— Ему, наверное, осточертело его кресло?
— Слишком мягко сказано, сэр.
— Возможно, я смогу несколько приободрить его.
— Или он вас, — отозвался Гудли и продолжил: — Сэр, если у вас нет возражений, не могли бы вы разрешить мне сопровождать вас к мистеру де Марко? Вы меня очень обяжете. Все мои дела на сегодняшний вечер закончены, и я просто не знаю, чем себя занять.
— Как поживаешь, Винни? — произнес Виски в приоткрытую дверь библиотеки.
— Ба! Сдается мне, что это старина Джонни. Джонни, это ведь ты, я не ошибся?
— Да, это я. И мистер Гудли со мной.
— Я как раз думал о том, что надо поговорить с тобой, Джон.
— Я чувствую себя как школьник, которому директор собирается намылить шею. С чего бы это?
— Ты прекрасно знаешь с чего.
— Я уже исправляюсь.
— Хочется верить.
— Мне тоже.
— Довольно печально это у тебя звучит. Какие-то сложности?
Виски и мистер Гудли уселись на стулья. Гудли, по своему обыкновению, пребывал в молчании. Если бы он не потирал то и дело свой нос, то растворился бы в полутьме, и вполне можно было бы забыть о его присутствии.
Виски с большим трудом подавил в себе желание рассказать наконец обо всем и от души поплакаться Винсенту в жилетку. Но вид Винсента, с книгой со шрифтом для слепых и глядевшего не на Виски, а куда-то в пространство рядом с ним, невольно навел его на эту тему. В одной руке Винсент держал раскрытую книгу, другая лежала на коленях.
— Что ты чувствуешь, Винсент, зная, что не сможешь больше видеть?
— Но я вижу. Просто по-другому. Это трудно объяснить. Мне кажется, что в некотором смысле я вижу все даже яснее, чем прежде. Я строю в воображении образ того или иного предмета, исходя не только из его внешнего вида, в этом задействованы все чувства. Я представляю себе, каковы предметы на ощупь, на вкус, как пахнут. И все это воспринимается на каком-то более высоком уровне. Мозг работает более продуктивно. И память включается, вспоминаешь больше, чем обычно. Ум не отвлекается на избыток визуальной информации, она становится несущественной. То, о чем ты вроде бы совсем забыл, обрушивается на тебя потоком воспоминаний.

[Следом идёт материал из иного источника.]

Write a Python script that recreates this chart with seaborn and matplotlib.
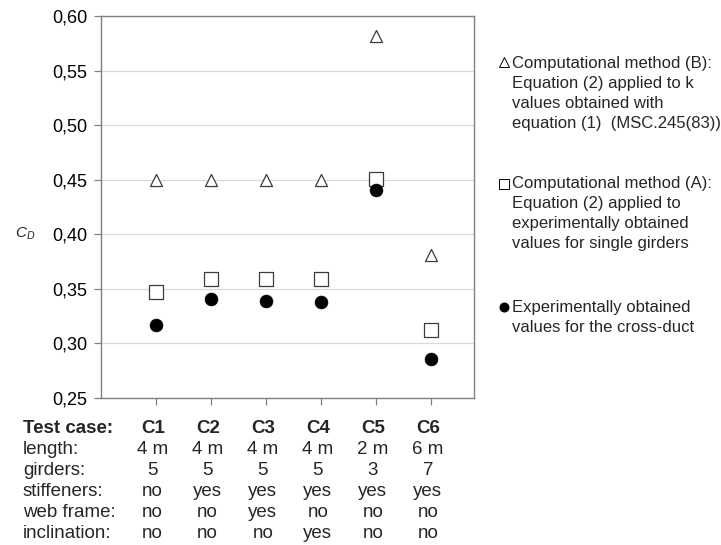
import matplotlib
matplotlib.use("Agg")
import matplotlib.pyplot as plt
from matplotlib.lines import Line2D
from matplotlib.ticker import FuncFormatter, FixedLocator
import seaborn as sns
import pandas as pd

# Test cases and drag coefficients
cases = ["C1", "C2", "C3", "C4", "C5", "C6"]
method_b = [0.450, 0.450, 0.450, 0.450, 0.582, 0.381]
method_a = [0.347, 0.359, 0.359, 0.359, 0.451, 0.312]
experimental = [0.317, 0.341, 0.339, 0.338, 0.441, 0.286]

# Configuration table under the plot
row_labels = ["Test case:", "length:", "girders:", "stiffeners:", "web frame:", "inclination:"]
lengths = ["4 m", "4 m", "4 m", "4 m", "2 m", "6 m"]
girders = ["5", "5", "5", "5", "3", "7"]
stiffeners = ["no", "yes", "yes", "yes", "yes", "yes"]
web_frame = ["no", "no", "yes", "no", "no", "no"]
inclination = ["no", "no", "no", "yes", "no", "no"]

legend_b = ["Computational method (B):", "Equation (2) applied to k",
            "values obtained with", "equation (1)  (MSC.245(83))"]
legend_a = ["Computational method (A):", "Equation (2) applied to",
            "experimentally obtained", "values for single girders"]
legend_e = ["Experimentally obtained", "values for the cross-duct"]

sns.set_theme(style="white")
plt.rcParams["font.family"] = ["Liberation Sans", "DejaVu Sans"]
plt.rcParams["mathtext.fontset"] = "custom"
plt.rcParams["mathtext.it"] = "Liberation Sans:italic"
plt.rcParams["mathtext.rm"] = "Liberation Sans"

pos = list(range(1, len(cases) + 1))
df = pd.DataFrame({"pos": pos, "case": cases, "B": method_b, "A": method_a, "E": experimental})

W, H = 721, 545
fig = plt.figure(figsize=(W / 100, H / 100), dpi=100)
ax = fig.add_axes([101 / W, 1 - 398 / H, 373 / W, 382 / H])

edge = "#3c3c3c"
sns.scatterplot(data=df, x="pos", y="B", marker="^", s=75, color="white",
                edgecolor=edge, linewidth=0.9, ax=ax, zorder=3)
sns.scatterplot(data=df, x="pos", y="A", marker="s", s=90, color="white",
                edgecolor=edge, linewidth=0.9, ax=ax, zorder=3)
sns.scatterplot(data=df, x="pos", y="E", marker="o", s=85, color="black",
                edgecolor="black", linewidth=0.5, ax=ax, zorder=4)

ax.set_xlim(0, 6.78)
ax.set_ylim(0.25, 0.60)
ax.xaxis.set_major_locator(FixedLocator(pos))
ax.set_xticklabels([])
ax.set_yticks([0.25, 0.30, 0.35, 0.40, 0.45, 0.50, 0.55, 0.60])
ax.yaxis.set_major_formatter(FuncFormatter(lambda v, _: f"{v:.2f}".replace(".", ",")))
ax.tick_params(axis="both", direction="out", length=5, width=0.9, color="#808080",
               labelsize=13, pad=5, left=True, bottom=True)
ax.tick_params(axis="y", labelcolor="black")
ax.set_xlabel("")
ax.set_ylabel("")
ax.grid(axis="y", color="#d9d9d9", linewidth=0.9)
ax.set_axisbelow(True)
for sp in ax.spines.values():
    sp.set_color("#808080")
    sp.set_linewidth(1.0)

fig.text(15 / W, 1 - 234 / H, "$C_D$", fontsize=11, va="center", ha="left")

# Table of test case properties
rows = [cases, lengths, girders, stiffeners, web_frame, inclination]
row_base = [433, 454, 475, 496, 517, 538]
trans = matplotlib.transforms.blended_transform_factory(ax.transData, fig.transFigure)
for i, (label, vals, y) in enumerate(zip(row_labels, rows, row_base)):
    weight = "bold" if i == 0 else "normal"
    fig.text(23 / W, 1 - y / H, label, fontsize=13.5, fontweight=weight,
             va="baseline", ha="left")
    for p, v in zip(pos, vals):
        ax.text(p - 0.06, 1 - y / H, v, transform=trans, fontsize=13.5, fontweight=weight,
                va="baseline", ha="center", clip_on=False)

# Legend block on the right
def legend_block(lines, base0, mark_y, marker, face, msize):
    fig.add_artist(Line2D([504 / W], [1 - mark_y / H], marker=marker, markersize=msize,
                          markerfacecolor=face, markeredgecolor="black",
                          markeredgewidth=0.7, linestyle="none",
                          transform=fig.transFigure))
    for k, line in enumerate(lines):
        fig.text(512 / W, 1 - (base0 + 20 * k) / H, line, fontsize=12,
                 va="baseline", ha="left")

legend_block(legend_b, 68, 62, "^", "white", 6.5)
legend_block(legend_a, 188, 184, "s", "white", 6.5)
legend_block(legend_e, 312, 307, "o", "black", 6.5)

fig.savefig("out.png", dpi=100, facecolor="white")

— Значит, тебя не так уж сильно расстраивает, что ты ослеп?
— Не говори глупостей. Еще как расстраивает, — с горячностью возразил Винсент. — Теперь, когда я не вижу, мое восприятие окружающего поднялось на какую-то иную ступень, но ничто, каким бы оно ни было информативным, не сравнится с тем, когда видишь вещи собственными глазами. Господи, Джонни, уж ты-то должен бы понимать это.
— Прости.
— Ну вот! Это все, что ты можешь мне сказать? Да, ты и вправду изменился.
— А в чем дело?
— Совсем недавно я получил бы от тебя ответ, который поставил бы меня на место. А теперь все, что я слышу, — это «прости».
Виски никак не мог решить, сообщать Винсенту о своей болезни или нет. Ему хотелось обсудить это с ними обоими и при этом понять, как ему надо будет говорить об этом с Элизабет, хотелось пожаловаться на судьбу, чтобы они посочувствовали ему, помогли и ему показалось бы, что его кошмар исчез.
— С вами все в порядке, сэр? — спросил Гудли, жестом давая понять, что видит, как из глаз Виски текут слезы.
Он действительно даже не заметил, как расплакался, и стал поспешно утирать слезы ладонью.
— Джон? — спросил Винсент.
— Плохие новости, — сказал он, сделав глубокий вдох. — У меня рак.